When most people take a medicine they usually take it by oral administration. This often means swallowing the medication, whether it comes in the form of a pill or a liquid. There are some others forms of oral administration that aren’t quite as common, and where instead of swallowing people let the medicine dissolve in the mouth where most of it is absorbed in the membranous tissues in the mouth. All of these forms, with the possible exception of injecting medication into the tissues of the mouth, such as with a novocaine shot, are orally administered, and a working definition of the term can thus be described as medications taken by mouth.
There are many medicines effectively administered through swallowing them, but one concern in swallowing medication is its pathway to eventual absorbance. Meds have to travel down the esophagus, making it to the gut where things like the acidity in the stomach and elsewhere can cause some of the drug to be lost. When people design an oral medicine, they have to be able test its bioavailability or how much of that medicine actually reaches the bloodstream.

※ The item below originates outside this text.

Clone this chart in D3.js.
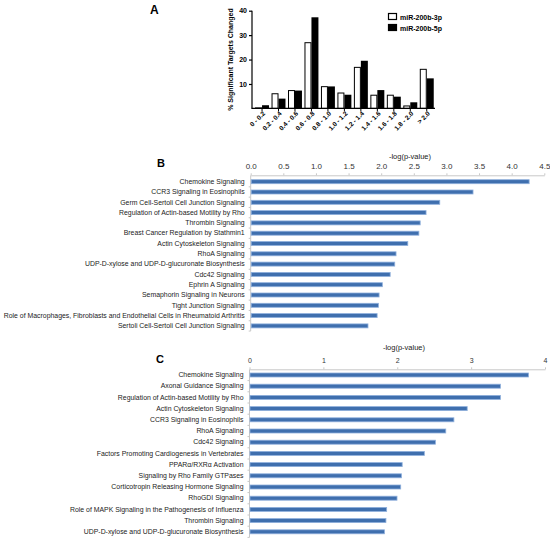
<!DOCTYPE html>
<html><head><meta charset="utf-8">
<script src="https://cdn.jsdelivr.net/npm/d3@7"></script>
<style>body{margin:0;background:#fff}svg{display:block}</style>
</head><body><svg id="c" width="550" height="538"></svg>
<script>
// ---- Panel A data ----
const binsA = ["0 - 0.2","0.2 - 0.4","0.4 - 0.6","0.6 - 0.8","0.8 - 1.0","1.0 - 1.2","1.2 - 1.4","1.4 - 1.6","1.6 - 1.8","1.8 - 2.0","> 2.0"];
const series3p = [0.2, 6.0, 7.3, 26.9, 8.9, 6.3, 16.8, 5.4, 5.4, 1.0, 16.0];
const series5p = [1.3, 4.0, 7.3, 37.3, 9.0, 5.6, 19.5, 7.5, 4.8, 2.5, 12.3];
const seriesNames = ["miR-200b-3p","miR-200b-5p"];
const ticksA = [10, 20, 30, 40];

// ---- Panel B data ----
const pathwaysB = ["Chemokine Signaling","CCR3 Signaling in Eosinophils","Germ Cell-Sertoli Cell Junction Signaling","Regulation of Actin-based Motility by Rho","Thrombin Signaling","Breast Cancer Regulation by Stathmin1","Actin Cytoskeleton Signaling","RhoA Signaling","UDP-D-xylose and UDP-D-glucuronate Biosynthesis","Cdc42 Signaling","Ephrin A Signaling","Semaphorin Signaling in Neurons","Tight Junction Signaling","Role of Macrophages, Fibroblasts and Endothelial Cells in Rheumatoid Arthritis","Sertoli Cell-Sertoli Cell Junction Signaling"];
const valuesB = [4.26, 3.40, 2.89, 2.68, 2.59, 2.57, 2.40, 2.22, 2.20, 2.13, 2.01, 1.96, 1.95, 1.93, 1.79];
const ticksB = ["0.0","0.5","1.0","1.5","2.0","2.5","3.0","3.5","4.0","4.5"];

// ---- Panel C data ----
const pathwaysC = ["Chemokine Signaling","Axonal Guidance Signaling","Regulation of Actin-based Motility by Rho","Actin Cytoskeleton Signaling","CCR3 Signaling in Eosinophils","RhoA Signaling","Cdc42 Signaling","Factors Promoting Cardiogenesis in Vertebrates","PPARα/RXRα Activation","Signaling by Rho Family GTPases","Corticotropin Releasing Hormone Signaling","RhoGDI Signaling","Role of MAPK Signaling in the Pathogenesis of Influenza","Thrombin Signaling","UDP-D-xylose and UDP-D-glucuronate Biosynthesis"];
const valuesC = [3.77, 3.39, 3.39, 2.94, 2.76, 2.65, 2.51, 2.36, 2.06, 2.05, 2.04, 1.99, 1.85, 1.84, 1.82];
const ticksC = ["0","1","2","3","4"];
const axisTitle = "-log(p-value)";

const svg = d3.select("#c");
const F = "Liberation Sans, Arial, sans-serif";

// ================= Panel A =================
{
  const g = svg.append("g");
  const x = d3.scaleBand().domain(binsA).range([253.8, 435]).paddingInner(0).paddingOuter(0);
  const xs = d3.scaleBand().domain(seriesNames).range([0, x.bandwidth()]).paddingInner(0).paddingOuter(0.18);
  const y = d3.scaleLinear().domain([0, 40]).range([108.4, 10.7]);

  g.append("text").attr("x", 150).attr("y", 14).attr("font-family", F).attr("font-weight", "bold")
    .attr("font-size", 12).text("A");

  const data = binsA.map((b, i) => ({bin: b, vals: [series3p[i], series5p[i]]}));
  const grp = g.selectAll("g.bin").data(data).join("g").attr("transform", d => `translate(${x(d.bin)},0)`);
  grp.selectAll("rect").data(d => d.vals.map((v, j) => ({s: seriesNames[j], v})))
    .join("rect")
    .attr("x", d => xs(d.s) + (d.s === seriesNames[0] ? 0.5 : 0))
    .attr("width", d => xs.bandwidth() - (d.s === seriesNames[0] ? 1 : 0))
    .attr("y", d => y(d.v))
    .attr("height", d => y(0) - y(d.v))
    .attr("fill", d => d.s === seriesNames[0] ? "#fff" : "#000")
    .attr("stroke", "#000").attr("stroke-width", d => d.s === seriesNames[0] ? 1 : 0);

  // y axis
  const ya = g.append("g").attr("transform", "translate(252,0)")
    .call(d3.axisLeft(y).tickValues(ticksA).tickSize(3).tickPadding(2));
  ya.select(".domain").attr("stroke", "#000").attr("stroke-width", 1.2).attr("d", `M0,${y(0)}V${y(40)}`);
  ya.selectAll(".tick line").attr("stroke", "#000").attr("stroke-width", 1.2);
  ya.selectAll("text").attr("font-family", F).attr("font-weight", "bold").attr("font-size", 7).attr("fill", "#000");

  // x axis
  const xa = g.append("g").attr("transform", `translate(0,${y(0)})`)
    .call(d3.axisBottom(x).tickSize(3).tickSizeOuter(0));
  xa.select(".domain").attr("stroke", "#000").attr("stroke-width", 1.2).attr("d", `M251.5,0H435`);
  xa.selectAll(".tick line").attr("stroke", "#000").attr("stroke-width", 1);
  xa.selectAll("text").attr("font-family", F).attr("font-weight", "bold").attr("font-size", 6.5).attr("fill", "#000")
    .attr("text-anchor", "end").attr("dy", null).attr("y", 5).attr("x", 0)
    .attr("transform", "rotate(-45)");
  xa.selectAll(".tick text").attr("transform", "translate(2,4) rotate(-45)").attr("y", 0).attr("x", 0).attr("dy", "0.35em");

  g.append("text").attr("transform", `translate(233,${(y(0) + y(40)) / 2}) rotate(-90)`)
    .attr("text-anchor", "middle").attr("font-family", F).attr("font-weight", "bold").attr("font-size", 7)
    .text("% Significant Targets Changed");

  // legend
  const lg = g.append("g").attr("transform", "translate(388,13)");
  seriesNames.forEach((s, i) => {
    lg.append("rect").attr("x", 0.5).attr("y", i * 11 + 0.5).attr("width", 8).attr("height", 6)
      .attr("fill", i === 0 ? "#fff" : "#000").attr("stroke", "#000").attr("stroke-width", 1.2);
    lg.append("text").attr("x", 12).attr("y", i * 11 + 6.5).attr("font-family", F).attr("font-weight", "bold")
      .attr("font-size", 7).text(s);
  });
}

// ================= Horizontal bar panels =================
function hbar(opts) {
  const g = svg.append("g");
  const x = d3.scaleLinear().domain([0, opts.max]).range([opts.x0, opts.x1]);
  const y = d3.scaleBand().domain(opts.cats).range([opts.yTop, opts.yTop + opts.step * opts.cats.length]);
  g.append("text").attr("x", opts.letterX).attr("y", opts.letterY).attr("font-family", F).attr("font-weight", "bold")
    .attr("font-size", 11).text(opts.letter);
  g.append("text").attr("x", opts.titleX).attr("y", opts.titleY).attr("text-anchor", "middle")
    .attr("font-family", F).attr("font-size", 7.5).attr("fill", "#222").text(axisTitle);
  const ax = g.append("g").attr("transform", `translate(0,${opts.axisY})`)
    .call(d3.axisTop(x).tickValues(opts.ticks.map(Number)).tickFormat((d, i) => opts.ticks[i]).tickSize(2).tickSizeOuter(0).tickPadding(4));
  ax.select(".domain").attr("stroke", "#c8c8c8").attr("stroke-width", 1);
  ax.selectAll(".tick line").attr("stroke", "#c8c8c8");
  ax.selectAll("text").attr("font-family", F).attr("font-size", opts.tickFont).attr("fill", "#333");
  // left axis
  const la = g.append("g").attr("transform", `translate(${opts.x0},0)`)
    .call(d3.axisLeft(y).tickSize(2).tickSizeOuter(0).tickPadding(4));
  la.select(".domain").attr("stroke", "#c8c8c8").attr("d", `M0,${opts.axisY}V${y.range()[1]}`);
  la.selectAll(".tick line").attr("stroke", "#c8c8c8").attr("transform", `translate(0,${y.step() / 2})`);
  la.selectAll("text").attr("font-family", F).attr("font-size", opts.labFont).attr("fill", "#222");
  const bh = 4;
  g.selectAll("rect.bar").data(opts.cats).join("rect").attr("class", "bar")
    .attr("x", opts.x0 + 0.5)
    .attr("y", d => y(d) + y.bandwidth() / 2 - bh / 2)
    .attr("width", (d, i) => x(opts.vals[i]) - opts.x0)
    .attr("height", bh)
    .attr("fill", "#3f6fae").attr("stroke", "#8fb0dc").attr("stroke-width", 0.8);
}

hbar({cats: pathwaysB, vals: valuesB, ticks: ticksB, max: 4.5, x0: 250.7, x1: 544.3,
  axisY: 175.3, yTop: 176.55, step: 10.3, letter: "B", letterX: 157, letterY: 167,
  titleX: 410, titleY: 159, tickFont: 8, labFont: 6.9});
hbar({cats: pathwaysC, vals: valuesC, ticks: ticksC, max: 4, x0: 249.5, x1: 545,
  axisY: 369.3, yTop: 369.4, step: 11.2, letter: "C", letterX: 156, letterY: 363,
  titleX: 404, titleY: 349.5, tickFont: 7, labFont: 6.9});
</script></body></html>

Sometimes a medical condition is not suited to oral administration treatments. Either the medicines needed are so delicate that they don’t survive the digestive system or the treatment needed is much more immediate. For instance, very serious bacterial infections may require intravenous antibiotics because these can begin immediate work fighting the infection. They may be the same antibiotics that are also available in oral form, but orally taking them would delay cure. Alternately, some drugs like insulin have to be injected because insulin is notoriously unstable and unlikely to be as useful if swallowed.
One bridge between oral administration and injection are drugs that are dissolved in the mouth, either on the tongue, under it, or in the corner of the cheek. These don’t pass through the digestive system and instead pass into the mucus membranes. From there they fairly quickly join the body’s circulation and have not lost considerable bioavailability, although digestive enzymes in the mouth could degrade medicine levels to a certain degree. These may be useful for quick treatment and they include medicines for angina, allergies, and others.
A complaint about some oral liquids, chewables, and dissolvable medications is that they can taste terrible, and many people would prefer a pill that can be more easily swallowed. First, they may taste terrible on purpose because making good tasting medicine might encourage young children encountering it to overdose quickly. Second, pills are not for everyone. Some people either naturally or due to some condition have great trouble swallowing pills. Fortunately, there continues to be new advances in oral administration, and many people may have more than one choice in how to take a medicine orally.